Kamille Gagné
« Le véritable lieu de naissance est celui où l’on a porté pour la première fois un coup d’œil intelligent sur soi-même: mes premières patries ont été les livres. » -Yourcenar
Lettre à un disparu
Cher Dany,
Je vais te le dire tout de suite. Je n’aurais jamais pensé t’écrire une lettre. Après tout, ce n’est pas comme si on s’était déjà vraiment parlé. Je ne me souviens même pas m’être un jour retrouvée seule dans la même pièce que toi. On était un oncle et une nièce qui ne se voyaient qu’à peine une fois par an. Pourtant, depuis plus d’un an, je ne passe pas une semaine sans penser à toi. Ta chandelle m’y oblige, je dois l’avouer. « Dany Bolduc, décédé le 11 décembre 2016, à l’âge de 41 ans. » Avec ce texte et ta photographie au-dessus de l’évier, c’est plutôt difficile à éviter. Mais je sais bien que tu ne méritais pas ça.
Je n’ai jamais ressenti quoi que ce soit de précis quand on parlait de toi. Je crois que j’étais un peu indifférente. Tu étais le petit frère de ma mère, un homme qui avait eu plusieurs blondes. De mémoire d’enfant, tu as été l’une des rares personnes à faire pleurer ma mère. Je l’ai vue se battre contre elle-même, épaulée par mon père, tentant de demeurer la grande sœur dont tu avais tant besoin, transformée en colonne grecque pour tout faire tenir. À cause de ça, je l’ai vue vieillir d’un seul coup.

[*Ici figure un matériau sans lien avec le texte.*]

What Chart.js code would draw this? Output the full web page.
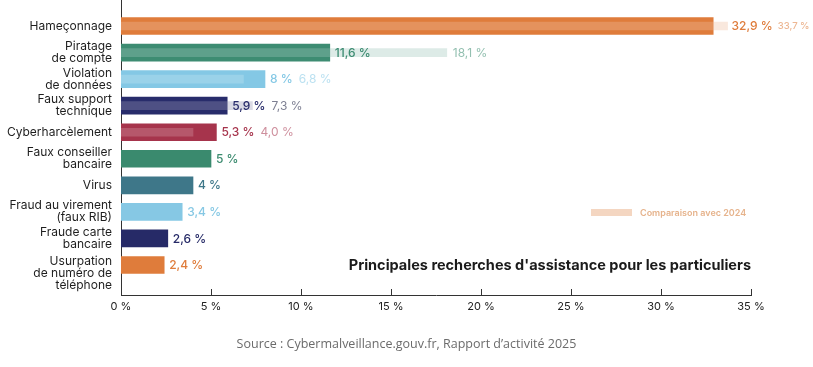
<!DOCTYPE html>
<html><head><meta charset="utf-8">
<script src="https://cdn.jsdelivr.net/npm/chart.js@4.4.0/dist/chart.umd.min.js"></script>
<style>
html,body{margin:0;padding:0;background:#fff;}
#wrap{position:relative;width:813px;height:367px;}
#source{position:absolute;left:0;width:813px;top:335px;text-align:center;font-family:"Open Sans",sans-serif;font-size:12.5px;color:#6b6b6b;}
</style></head>
<body>
<div id="wrap"><canvas id="c" width="813" height="367"></canvas>
<div id="source">Source : Cybermalveillance.gouv.fr, Rapport d’activité 2025</div></div>
<script>
// ---- data ----
const categories = [
  ["Hameçonnage"],
  ["Piratage", "de compte"],
  ["Violation", "de données"],
  ["Faux support", "technique"],
  ["Cyberharcèlement"],
  ["Faux conseiller", "bancaire"],
  ["Virus"],
  ["Fraud au virement", "(faux RIB)"],
  ["Fraude carte", "bancaire"],
  ["Usurpation", "de numéro de", "téléphone"]
];
const values2025 = [32.9, 11.6, 8, 5.9, 5.3, 5, 4, 3.4, 2.6, 2.4];
const values2024 = [33.7, 18.1, 6.8, 7.3, 4.0, null, null, null, null, null];
const labels2025 = ["32,9 %", "11,6 %", "8 %", "5,9 %", "5,3 %", "5 %", "4 %", "3,4 %", "2,6 %", "2,4 %"];
const labels2024 = ["33,7 %", "18,1 %", "6,8 %", "7,3 %", "4,0 %", null, null, null, null, null];
const xTicks = [0, 5, 10, 15, 20, 25, 30, 35];
const chartTitle = "Principales recherches d'assistance pour les particuliers";
const legendLabel = "Comparaison avec 2024";

// ---- styles ----
const baseColors = ['#DF7C3B','#3D8C72','#84C8E5','#282C6B','#A6344C','#3A8A6E','#3E7789','#86C8E4','#262A67','#DF7C3B'];
function hexRgb(h){return [parseInt(h.slice(1,3),16),parseInt(h.slice(3,5),16),parseInt(h.slice(5,7),16)];}
function tint(h,f,a){const c=hexRgb(h).map(v=>Math.round(v+(255-v)*f));return a==null?`rgb(${c.join(',')})`:`rgba(${c.join(',')},${a})`;}
const overlayColors = baseColors.map(c=>tint(c,0.5,0.35));
const label24Colors = baseColors.map((c,i)=>i===3?'#7d7f92':tint(c,0.45));
const FONT = "Inter";

const labelPlugin = {
  id:'vlabels',
  afterDatasetsDraw(chart){
    const ctx=chart.ctx, xs=chart.scales.x, ys=chart.scales.y;
    ctx.save();
    ctx.textBaseline='middle'; ctx.textAlign='left';
    values2025.forEach((v,i)=>{
      const y=ys.getPixelForValue(i);
      const x25=xs.getPixelForValue(v);
      const v24=values2024[i];
      const x24=v24!=null?xs.getPixelForValue(v24):null;
      let lx=x25+5;
      if(x24!=null && x24>x25 && x24-x25<20) lx=x24+4;
      ctx.font=`500 12px ${FONT}`;
      ctx.fillStyle=baseColors[i];
      ctx.fillText(labels2025[i],lx,y+0.5);
      const end25=lx+ctx.measureText(labels2025[i]).width;
      if(labels2024[i]){
        const l2=Math.max(end25,x24)+(i===0?5:6);
        ctx.font=`${i===0?'500 9.5px':'400 12px'} ${FONT}`;
        ctx.fillStyle=label24Colors[i];
        ctx.fillText(labels2024[i],l2,y+0.5);
      }
    });
    // x-axis inner tick marks
    ctx.strokeStyle='#333'; ctx.lineWidth=1;
    const b=chart.chartArea.bottom;
    xTicks.forEach(t=>{
      const x=Math.round(xs.getPixelForValue(t))+0.5;
      ctx.beginPath();ctx.moveTo(x,b-6);ctx.lineTo(x,b);ctx.stroke();
    });
    // title
    ctx.font=`700 14.5px ${FONT}`; ctx.fillStyle='#1b1b1b'; ctx.textAlign='right';
    ctx.fillText(chartTitle, chart.chartArea.right, ys.getPixelForValue(9)+1);
    // legend
    ctx.fillStyle='#F4D6C1';
    ctx.fillRect(591,209,41,7);
    ctx.font=`600 9px ${FONT}`; ctx.fillStyle='#E6B38C'; ctx.textAlign='left';
    ctx.fillText(legendLabel,640,213);
    ctx.restore();
  }
};

new Chart(document.getElementById('c'),{
  type:'bar',
  data:{
    datasets:[
      {label:'2024', data:values2024.map((v,i)=>({x:v,y:i})), backgroundColor:overlayColors, barThickness:8, grouped:false, order:0},
      {label:'2025', data:values2025.map((v,i)=>({x:v,y:i})), backgroundColor:baseColors, barThickness:17, grouped:false, order:1}
    ]
  },
  options:{
    indexAxis:'y', responsive:false, animation:false,
    layout:{padding:{left:0,right:62,top:0,bottom:52}},
    plugins:{legend:{display:false},tooltip:{enabled:false}},
    scales:{
      x:{type:'linear', min:0, max:35,
        afterBuildTicks(s){s.ticks=xTicks.map(v=>({value:v}));},
        afterFit(s){s.height=20;s.paddingLeft=0;s.paddingRight=0;},
        grid:{display:false, drawTicks:false},
        border:{display:true,color:'#333',width:1},
        ticks:{padding:5, maxRotation:0, color:'#222', font:{family:FONT,size:11}, callback:v=>v+' %'}},
      y:{type:'linear', reverse:true, min:-0.98, max:10.13, offset:false, bounds:'data',
        afterBuildTicks(s){s.ticks=categories.map((c,i)=>({value:i+(c.length>2?0.3:0)}));},
        afterFit(s){s.width=121;s.paddingTop=0;s.paddingBottom=0;},
        grid:{display:false, drawTicks:false, offset:false},
        border:{display:true,color:'#333',width:1},
        ticks:{padding:9, autoSkip:false, color:'#1e1e1e', font:{family:FONT,size:12,lineHeight:1.0}, callback:(v,idx)=>categories[idx]}}
    }
  },
  plugins:[labelPlugin]
});
</script>
</body></html>
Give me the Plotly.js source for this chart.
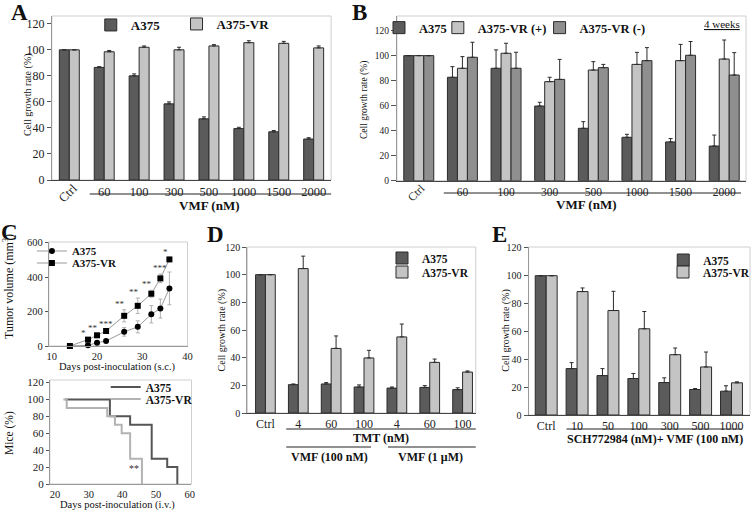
<!DOCTYPE html>
<html><head><meta charset="utf-8">
<script src="https://cdn.plot.ly/plotly-3.0.1.min.js"></script>
<style>html,body{margin:0;padding:0;background:#fff}#chart{width:755px;height:513px}</style>
</head><body><div id="chart"></div><script>
// ---------- Panel A ----------
const aLabels = ["Ctrl","60","100","300","500","1000","1500","2000"];
const aA375 = [100,86.5,80,58.5,47,39.5,37,31.5];
const aA375Err = [0,0.6,1.5,1.5,1.5,1,1,1];
const aVR = [100,98.5,102,100,103,105.5,105,101.5];
const aVRErr = [0,1,1,2,1,1.5,1.5,1.5];
// ---------- Panel B ----------
const bLabels = ["Ctrl","60","100","300","500","1000","1500","2000"];
const bA375 = [100,82.7,89.9,59.7,41.9,34.7,31,27.7];
const bA375Err = [0,8.5,14.7,3,5.3,2.4,2.7,8.8];
const bVRp = [100,89.9,101.9,79.2,88.5,93,96,97.3];
const bVRpErr = [0,9.3,8,3.5,6.7,9.6,13,15.2];
const bVRm = [100,98.7,89.9,81,90.4,96,100.3,84.5];
const bVRmErr = [0,12,12.8,16,2.6,10.4,11,17.9];
// ---------- Panel C (tumor volume) ----------
const cDays = [14,18,20,22,26,29,32,34,36];
const cA375 = [0,4,19,29,82,111,184,217,334];
const cA375Err = [0,3,5,6,25,35,50,55,95];
const cVR = [0,37,62,87,175,233,303,392,502];
const cVRErr = [0,5,6,8,35,45,20,25,8];
const cStars = ["","*","**","***","**","**","**","***","*"];
// ---------- Panel C (survival) ----------
const sDaysA375 = [23,36.3,42.3,48.7,53.3,56.3];
const sMiceA375 = [100,80,70,30,20,0];
const sDaysVR = [22.5,23.5,35.5,37.8,39.8,42.3,45.8];
const sMiceVR = [100,90,80,70,60,30,0];
// ---------- Panel D ----------
const dLabels = ["Ctrl","4","60","100","4","60","100"];
const dA375 = [100,20.5,21,18.8,18,18.5,16.9];
const dA375Err = [0,0.5,1,1.5,0.8,1.3,1.3];
const dVR = [100,104.4,46.7,39.8,55,36.6,29.6];
const dVRErr = [0,9,9,5.5,9.3,2.4,0.8];
// ---------- Panel E ----------
const eLabels = ["Ctrl","10","50","100","300","500","1000"];
const eA375 = [100,33.3,28.3,26.2,23.3,18.3,17.1];
const eA375Err = [0,4.3,5,3.6,3.4,0.7,3.9];
const eVR = [100,88.6,75,61.9,43.3,34.5,23.1];
const eVRErr = [0,2.6,13.8,12.4,4.8,10.7,0.7];

const W = 755, H = 513;
const px = v => v / W;
const py = v => 1 - v / H;
const SERIF = "Liberation Serif, Times New Roman, serif";
const DARK = "#5b5b5b", LIGHT = "#c4c4c4", MID = "#8f8f8f", EDGE = "#2b2b2b";
const idx = arr => arr.map((_, i) => i);
const zeros = arr => arr.map(() => 0);

function bar(xa, ya, labels, vals, errs, color, name, offset, width, legend) {
  return {
    type: "bar", x: idx(labels), y: vals, name: name, xaxis: xa, yaxis: ya,
    offset: offset, width: width, legend: legend,
    marker: {color: color, line: {color: EDGE, width: 1}},
    error_y: {type: "data", symmetric: false, array: errs, arrayminus: zeros(errs),
              color: EDGE, thickness: 1, width: 2}
  };
}

const traces = [
  bar("x","y", aLabels, aA375, aA375Err, DARK, "A375", -0.286, 0.286, "legend"),
  bar("x","y", aLabels, aVR, aVRErr, LIGHT, "A375-VR", 0, 0.286, "legend2"),
  bar("x2","y2", bLabels, bA375, bA375Err, DARK, "A375", -0.343, 0.229, "legend3"),
  bar("x2","y2", bLabels, bVRp, bVRpErr, LIGHT, "A375-VR (+)", -0.114, 0.229, "legend4"),
  bar("x2","y2", bLabels, bVRm, bVRmErr, MID, "A375-VR (-)", 0.115, 0.229, "legend5"),
  {type:"scatter", mode:"lines+markers", x:cDays, y:cA375, name:"A375", xaxis:"x3", yaxis:"y3", legend:"legend6",
   line:{color:"#9a9a9a", width:1}, marker:{symbol:"circle", size:6, color:"#000"}, cliponaxis:false,
   error_y:{type:"data", array:cA375Err, color:"#b0b0b0", thickness:1, width:2}},
  {type:"scatter", mode:"lines+markers", x:cDays, y:cVR, name:"A375-VR", xaxis:"x3", yaxis:"y3", legend:"legend7",
   line:{color:"#9a9a9a", width:1}, marker:{symbol:"square", size:6, color:"#000"}, cliponaxis:false,
   error_y:{type:"data", array:cVRErr, color:"#b0b0b0", thickness:1, width:2}},
  {type:"scatter", mode:"lines", x:sDaysA375, y:sMiceA375, name:"A375", xaxis:"x4", yaxis:"y4", legend:"legend8",
   line:{color:"#555", width:2, shape:"hv"}, cliponaxis:false},
  {type:"scatter", mode:"lines", x:sDaysVR, y:sMiceVR, name:"A375-VR", xaxis:"x4", yaxis:"y4", legend:"legend9",
   line:{color:"#b3b3b3", width:2, shape:"hv"}, cliponaxis:false},
  bar("x5","y5", dLabels, dA375, dA375Err, DARK, "A375", -0.30, 0.30, "legend10"),
  bar("x5","y5", dLabels, dVR, dVRErr, LIGHT, "A375-VR", 0, 0.30, "legend11"),
  bar("x6","y6", eLabels, eA375, eA375Err, DARK, "A375", -0.355, 0.355, "legend12"),
  bar("x6","y6", eLabels, eVR, eVRErr, LIGHT, "A375-VR", 0, 0.355, "legend13")
];

function xAx(d0, d1, range, anchor, opts) {
  return Object.assign({
    domain: [px(d0), px(d1)], range: range, anchor: anchor,
    showgrid: false, zeroline: false, showline: true, linecolor: "#444", linewidth: 1,
    ticks: "", tickfont: {family: SERIF, size: 12, color: "#222"}, fixedrange: true
  }, opts || {});
}
function yAx(top, bottom, range, anchor, opts) {
  return Object.assign({
    domain: [py(bottom), py(top)], range: range, anchor: anchor,
    showgrid: false, zeroline: false, showline: true, linecolor: "#999", linewidth: 1,
    ticks: "outside", ticklen: 4, tickcolor: "#555",
    tickfont: {family: SERIF, size: 12, color: "#222"}, fixedrange: true
  }, opts || {});
}
// Ctrl is written separately (rotated) in A and B
const noCtrlVals = labels => idx(labels).slice(1);
const noCtrlText = labels => labels.slice(1);

const layout = {
  width: W, height: H, margin: {l: 0, r: 0, t: 0, b: 0},
  paper_bgcolor: "#fff", plot_bgcolor: "#fff", barmode: "overlay", showlegend: true,
  font: {family: SERIF, color: "#222"},
  // A
  xaxis: xAx(52, 332, [-0.5, 7.5], "y", {tickvals: noCtrlVals(aLabels), ticktext: noCtrlText(aLabels), tickfont:{family:SERIF,size:12.5,color:"#222"}}),
  yaxis: yAx(16, 180, [0, 126], "x", {tickvals: [0,20,40,60,80,100,120]}),
  // B
  xaxis2: xAx(398, 748, [-0.5, 7.5], "y2", {tickvals: noCtrlVals(bLabels), ticktext: noCtrlText(bLabels), tickfont:{family:SERIF,size:11.5,color:"#222"}}),
  yaxis2: yAx(16, 180.7, [0, 131.7], "x2", {tickvals: [0,20,40,60,80,100,120], ticklen: 5, tickfont:{family:SERIF,size:9.5,color:"#222"}}),
  // C top
  xaxis3: xAx(49, 188, [9.35, 40], "y3", {tickvals: [10,20,30,40], tickfont:{family:SERIF,size:10.5,color:"#222"}, linecolor:"#999"}),
  yaxis3: yAx(242, 346, [0, 603], "x3", {tickvals: [0,200,400,600], ticklen: 3, tickfont:{family:SERIF,size:10.5,color:"#222"}}),
  // C bottom
  xaxis4: xAx(50, 192, [18.5, 60.5], "y4", {tickvals: [20,30,40,50,60], tickfont:{family:SERIF,size:10.5,color:"#222"}, linecolor:"#999"}),
  yaxis4: yAx(380, 484, [0, 123], "x4", {tickvals: [0,20,40,60,80,100,120], ticklen: 3, tickfont:{family:SERIF,size:11,color:"#222"}}),
  // D
  xaxis5: xAx(248, 477, [-0.55, 6.4], "y5", {tickvals: idx(dLabels), ticktext: dLabels}),
  yaxis5: yAx(247, 413, [0, 120], "x5", {tickvals: [0,20,40,60,80,100,120], tickfont:{family:SERIF,size:10,color:"#222"}}),
  // E
  xaxis6: xAx(530, 752, [-0.57, 6.6], "y6", {tickvals: idx(eLabels), ticktext: eLabels}),
  yaxis6: yAx(247, 415, [0, 120.6], "x6", {tickvals: [0,20,40,60,80,100,120], tickfont:{family:SERIF,size:10,color:"#222"}}),
  shapes: [],
  annotations: []
};

// legends: one per series, placed where the reference shows them
function leg(textStartX, cy, size) {
  return {x: px(textStartX - 40), y: py(cy), xanchor: "left", yanchor: "middle",
          bgcolor: "rgba(0,0,0,0)", borderwidth: 0, itemwidth: 30,
          font: {family: SERIF, size: size, color: "#111", weight: "bold"}};
}
layout.legend = leg(131, 25, 13);
layout.legend2 = leg(217, 24, 13);
layout.legend3 = leg(420, 28, 12.5);
layout.legend4 = leg(479, 28, 12.5);
layout.legend5 = leg(581, 28, 12.5);
layout.legend6 = leg(72, 251, 11);
layout.legend7 = leg(72, 263, 11);
layout.legend8 = leg(146, 387, 11.5);
layout.legend9 = leg(146, 399, 11.5);
layout.legend10 = leg(423, 258, 11.5);
layout.legend11 = leg(423, 272, 11.5);
layout.legend12 = leg(705, 260, 11.5);
layout.legend13 = leg(705, 272, 11.5);

// frames around each plotting area
["", "2", "3", "4", "5", "6"].forEach(s => {
  layout.shapes.push({type: "rect", xref: "x" + s + " domain", yref: "y" + s + " domain",
    x0: 0, x1: 1, y0: 0, y1: 1, line: {color: "#cfcfcf", width: 1}, layer: "below"});
});
function hline(x0, x1, y) {
  layout.shapes.push({type: "line", xref: "paper", yref: "paper", x0: px(x0), x1: px(x1), y0: py(y), y1: py(y),
    line: {color: "#222", width: 1}});
}
hline(90, 332, 194);
hline(445, 743, 193);
hline(287, 477, 429);
hline(287, 372, 447);
hline(389, 477, 447);
hline(568, 744, 429);

function txt(text, x, y, size, opts) {
  layout.annotations.push(Object.assign({text: text, x: px(x), y: py(y), xref: "paper", yref: "paper",
    showarrow: false, xanchor: "center", yanchor: "middle",
    font: {family: SERIF, size: size, color: "#111"}}, opts || {}));
}
const B = (s) => "<b>" + s + "</b>";
// panel letters
txt(B("A"), 20, 12, 23);
txt(B("B"), 360, 12, 23);
txt(B("C"), 10, 232, 23);
txt(B("D"), 216, 235, 23);
txt(B("E"), 501, 235, 23);
// axis titles
txt("Cell growth rate (%)", 28, 95, 10, {textangle: -90});
txt("Cell growth rate (%)", 365, 100, 9.5, {textangle: -90});
txt("Tumor volume (mm<sup>3</sup>)", 8, 286, 12, {textangle: -90});
txt("Mice (%)", 9, 433, 11.5, {textangle: -90});
txt("Cell growth rate (%)", 223, 330, 10, {textangle: -90});
txt("Cell growth rate (%)", 507, 331, 10, {textangle: -90});
txt(B("VMF (nM)"), 210, 205, 13);
txt(B("VMF (nM)"), 588, 204, 13);
txt("Days post-inoculation (s.c.)", 118, 367, 10.5);
txt("Days post-inoculation (i.v.)", 118, 505, 10.5);
txt(B("TMT (nM)"), 382, 438, 12);
txt(B("VMF (100 nM)"), 330, 457, 12);
txt(B("VMF (1 μM)"), 432, 457, 12);
txt(B("SCH772984 (nM)+ VMF (100 nM)"), 657, 439, 12);
txt("<u>4 weeks</u>", 724, 24, 11);
// rotated Ctrl labels
layout.annotations.push({text: aLabels[0], xref: "x", yref: "y", x: 0, y: 0, yshift: -13, xshift: -1,
  textangle: -45, showarrow: false, font: {family: SERIF, size: 12.5, color: "#222"}});
layout.annotations.push({text: bLabels[0], xref: "x2", yref: "y2", x: 0, y: 0, yshift: -12, xshift: -3,
  textangle: -45, showarrow: false, font: {family: SERIF, size: 11.5, color: "#222"}});
// significance marks
cStars.forEach((s, i) => {
  if (!s) return;
  layout.annotations.push({text: s, xref: "x3", yref: "y3", x: cDays[i], y: cVR[i] + cVRErr[i],
    xshift: s.length === 3 ? 0 : -4, yshift: 0, yanchor: "bottom", showarrow: false, borderpad: 0,
    font: {family: SERIF, size: 9, color: "#333"}});
});
layout.annotations.push({text: "**", xref: "x4", yref: "y4", x: 43.5, y: 18, showarrow: false,
  font: {family: SERIF, size: 10, color: "#333"}});

Plotly.newPlot("chart", traces, layout, {staticPlot: true, displayModeBar: false});
</script></body></html>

Vers la fin, tu naviguais entre notre monde et le tien. Je suis allée te voir pendant cette période. Tu étais allongé dans le lit d’hôpital installé dans ton salon. J’ai su plus tard que tu préférais être assis, habité par la peur de partir si tu restais étendu. Tu étais blanc, d’un blanc grisâtre propre à la maladie, et ton crâne était déformé par la tentative des médecins de te garder en vie.
Un cancer du cuir chevelu, c’est ce qui t’a tué au bout d’un an. Il t’a grugé la peau et l’intérieur du crâne petit à petit, dans une indifférence ravageuse. J’ignore si tu le sais, mais lorsque je parle de toi et dis de quoi tu es mort, les personnes affichent toujours un sourire moqueur. Une expression que je veux leur arracher chaque fois. J’ai un plaisir malsain à leur dire comment ça a commencé, comment ça s’est développé, dans le but de les terrifier. J’ai souvent l’impression qu’ils diminuent la gravité de ce qui t’est arrivé, que sur la charte des cancers, le tien est situé tout en bas. Ce que tu as eu est extrêmement rare, une chance sur un million, et c’est tombé sur toi. Il se pourrait que je l’aie dans quelques années, une histoire de gènes. En théorie, je sais que c’est terriblement peu probable. Et puis, de toute façon, la plupart des personnes meurent d’un cancer. Que ce soit celui du cuir chevelu ou bien du sein, où se trouve la différence?
Pour toi, ça a commencé par un point minuscule, une tête d’épingle qui a grossi, grossi et grossi encore… Depuis le 11 décembre 2016, j’ai cessé de compter le nombre de fois où je me passe les mains dans les cheveux, habitée par une peur injustifiée d’être un jour parasitée de la même façon. Les chances sont terriblement faibles, mais cela ne m’aide pas à passer à autre chose. Je me submerge dans mes études et mes travaux pour tenter d’oublier. J’y arrive la majorité du temps, mais, dans des moments inopportuns, la peur revient me saisir les tripes et tout se met à tourner autour de moi. Je revois la détérioration de ta santé et je superpose mon image à la tienne.
Il y a quelques mois, ma mère m’a confié l’une des choses que tu lui avais dites alors que tu n’avais plus d'espoir. Un ami de la famille avait eu l’effronterie de se plaindre de ses petits malheurs. Tu avais regardé ma mère et affirmé que tu n’étais pas celui qui méritait ça. Dany, on est d’accord avec toi. Tu n’étais pas celui à qui ça aurait dû arriver.
À l’exposition de ton corps, cet ami a décidé de faire un discours décousu alors qu’il était saoul et drogué. Il a dit à quel point il était malheureux et que, jusqu’à la fin, tu avais été étais le seul à toujours l’appuyer. Nous savions bien que ce n’était pas le cas. Alors qu’il parlait, criait presque, sa femme s’est tournée vers moi, désemparée, et m’a dit à quel point il lui faisait honte. Tu as raison, Dany. Tu n’es pas celui qui méritait ça.